### TASK BRIEF
Write out all the lines again, precisely as they stand, but without the images.

--- begin DATA BLOCK ---

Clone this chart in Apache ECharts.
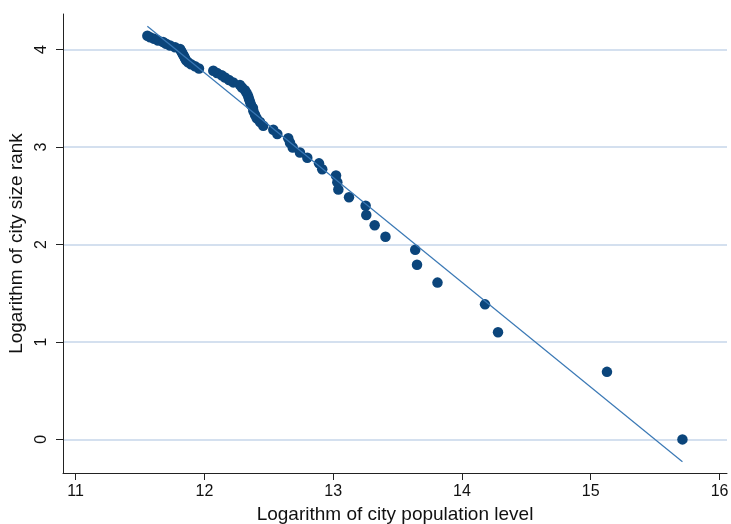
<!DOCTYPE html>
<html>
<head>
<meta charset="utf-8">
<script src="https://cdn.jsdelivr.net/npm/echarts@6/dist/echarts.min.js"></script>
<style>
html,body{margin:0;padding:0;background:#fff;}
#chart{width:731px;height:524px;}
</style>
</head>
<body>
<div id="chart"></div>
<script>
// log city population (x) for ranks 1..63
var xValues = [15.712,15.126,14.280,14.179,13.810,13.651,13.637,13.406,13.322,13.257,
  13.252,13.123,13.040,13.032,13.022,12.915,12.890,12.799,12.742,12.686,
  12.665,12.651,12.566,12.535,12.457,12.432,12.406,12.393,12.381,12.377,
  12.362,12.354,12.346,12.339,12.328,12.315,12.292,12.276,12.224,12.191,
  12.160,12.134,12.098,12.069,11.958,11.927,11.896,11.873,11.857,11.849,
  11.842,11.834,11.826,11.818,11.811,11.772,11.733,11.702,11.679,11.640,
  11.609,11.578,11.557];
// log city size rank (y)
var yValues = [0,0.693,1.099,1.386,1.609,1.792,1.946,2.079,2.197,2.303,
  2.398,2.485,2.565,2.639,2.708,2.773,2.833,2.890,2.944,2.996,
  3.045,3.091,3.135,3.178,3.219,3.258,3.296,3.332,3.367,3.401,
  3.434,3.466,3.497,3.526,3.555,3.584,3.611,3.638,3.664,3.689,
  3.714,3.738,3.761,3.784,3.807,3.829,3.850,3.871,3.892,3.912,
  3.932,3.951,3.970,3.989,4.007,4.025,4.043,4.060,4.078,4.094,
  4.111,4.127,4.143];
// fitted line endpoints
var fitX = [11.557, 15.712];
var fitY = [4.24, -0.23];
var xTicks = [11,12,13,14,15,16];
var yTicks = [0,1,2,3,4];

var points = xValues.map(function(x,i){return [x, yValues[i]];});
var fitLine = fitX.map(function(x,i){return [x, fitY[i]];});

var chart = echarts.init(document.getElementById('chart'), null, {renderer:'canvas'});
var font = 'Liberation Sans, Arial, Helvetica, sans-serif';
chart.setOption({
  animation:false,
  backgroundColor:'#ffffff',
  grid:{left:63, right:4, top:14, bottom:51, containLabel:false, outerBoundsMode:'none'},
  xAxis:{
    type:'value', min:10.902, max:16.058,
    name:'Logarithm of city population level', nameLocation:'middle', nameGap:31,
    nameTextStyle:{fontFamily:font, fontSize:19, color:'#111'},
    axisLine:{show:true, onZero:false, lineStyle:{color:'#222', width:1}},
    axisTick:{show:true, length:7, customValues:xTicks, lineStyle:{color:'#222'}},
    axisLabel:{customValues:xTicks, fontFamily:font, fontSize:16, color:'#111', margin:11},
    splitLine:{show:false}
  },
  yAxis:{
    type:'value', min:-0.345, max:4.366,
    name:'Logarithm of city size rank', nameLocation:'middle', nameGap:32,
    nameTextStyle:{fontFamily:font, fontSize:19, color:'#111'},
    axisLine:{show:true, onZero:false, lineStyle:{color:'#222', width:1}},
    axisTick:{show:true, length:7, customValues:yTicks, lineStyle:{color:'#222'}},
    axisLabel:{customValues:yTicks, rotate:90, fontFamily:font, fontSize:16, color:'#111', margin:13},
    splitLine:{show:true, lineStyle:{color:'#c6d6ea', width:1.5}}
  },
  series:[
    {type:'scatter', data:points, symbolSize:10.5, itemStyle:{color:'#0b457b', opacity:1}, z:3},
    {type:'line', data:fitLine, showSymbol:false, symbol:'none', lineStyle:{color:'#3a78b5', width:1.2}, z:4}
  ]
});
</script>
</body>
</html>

--- end DATA BLOCK ---

### RESULT OF THE TASK
Clone this chart in Apache ECharts.
<!DOCTYPE html>
<html>
<head>
<meta charset="utf-8">
<script src="https://cdn.jsdelivr.net/npm/echarts@6/dist/echarts.min.js"></script>
<style>
html,body{margin:0;padding:0;background:#fff;}
#chart{width:731px;height:524px;}
</style>
</head>
<body>
<div id="chart"></div>
<script>
// log city population (x) for ranks 1..63
var xValues = [15.712,15.126,14.280,14.179,13.810,13.651,13.637,13.406,13.322,13.257,
  13.252,13.123,13.040,13.032,13.022,12.915,12.890,12.799,12.742,12.686,
  12.665,12.651,12.566,12.535,12.457,12.432,12.406,12.393,12.381,12.377,
  12.362,12.354,12.346,12.339,12.328,12.315,12.292,12.276,12.224,12.191,
  12.160,12.134,12.098,12.069,11.958,11.927,11.896,11.873,11.857,11.849,
  11.842,11.834,11.826,11.818,11.811,11.772,11.733,11.702,11.679,11.640,
  11.609,11.578,11.557];
// log city size rank (y)
var yValues = [0,0.693,1.099,1.386,1.609,1.792,1.946,2.079,2.197,2.303,
  2.398,2.485,2.565,2.639,2.708,2.773,2.833,2.890,2.944,2.996,
  3.045,3.091,3.135,3.178,3.219,3.258,3.296,3.332,3.367,3.401,
  3.434,3.466,3.497,3.526,3.555,3.584,3.611,3.638,3.664,3.689,
  3.714,3.738,3.761,3.784,3.807,3.829,3.850,3.871,3.892,3.912,
  3.932,3.951,3.970,3.989,4.007,4.025,4.043,4.060,4.078,4.094,
  4.111,4.127,4.143];
// fitted line endpoints
var fitX = [11.557, 15.712];
var fitY = [4.24, -0.23];
var xTicks = [11,12,13,14,15,16];
var yTicks = [0,1,2,3,4];

var points = xValues.map(function(x,i){return [x, yValues[i]];});
var fitLine = fitX.map(function(x,i){return [x, fitY[i]];});

var chart = echarts.init(document.getElementById('chart'), null, {renderer:'canvas'});
var font = 'Liberation Sans, Arial, Helvetica, sans-serif';
chart.setOption({
  animation:false,
  backgroundColor:'#ffffff',
  grid:{left:63, right:4, top:14, bottom:51, containLabel:false, outerBoundsMode:'none'},
  xAxis:{
    type:'value', min:10.902, max:16.058,
    name:'Logarithm of city population level', nameLocation:'middle', nameGap:31,
    nameTextStyle:{fontFamily:font, fontSize:19, color:'#111'},
    axisLine:{show:true, onZero:false, lineStyle:{color:'#222', width:1}},
    axisTick:{show:true, length:7, customValues:xTicks, lineStyle:{color:'#222'}},
    axisLabel:{customValues:xTicks, fontFamily:font, fontSize:16, color:'#111', margin:11},
    splitLine:{show:false}
  },
  yAxis:{
    type:'value', min:-0.345, max:4.366,
    name:'Logarithm of city size rank', nameLocation:'middle', nameGap:32,
    nameTextStyle:{fontFamily:font, fontSize:19, color:'#111'},
    axisLine:{show:true, onZero:false, lineStyle:{color:'#222', width:1}},
    axisTick:{show:true, length:7, customValues:yTicks, lineStyle:{color:'#222'}},
    axisLabel:{customValues:yTicks, rotate:90, fontFamily:font, fontSize:16, color:'#111', margin:13},
    splitLine:{show:true, lineStyle:{color:'#c6d6ea', width:1.5}}
  },
  series:[
    {type:'scatter', data:points, symbolSize:10.5, itemStyle:{color:'#0b457b', opacity:1}, z:3},
    {type:'line', data:fitLine, showSymbol:false, symbol:'none', lineStyle:{color:'#3a78b5', width:1.2}, z:4}
  ]
});
</script>
</body>
</html>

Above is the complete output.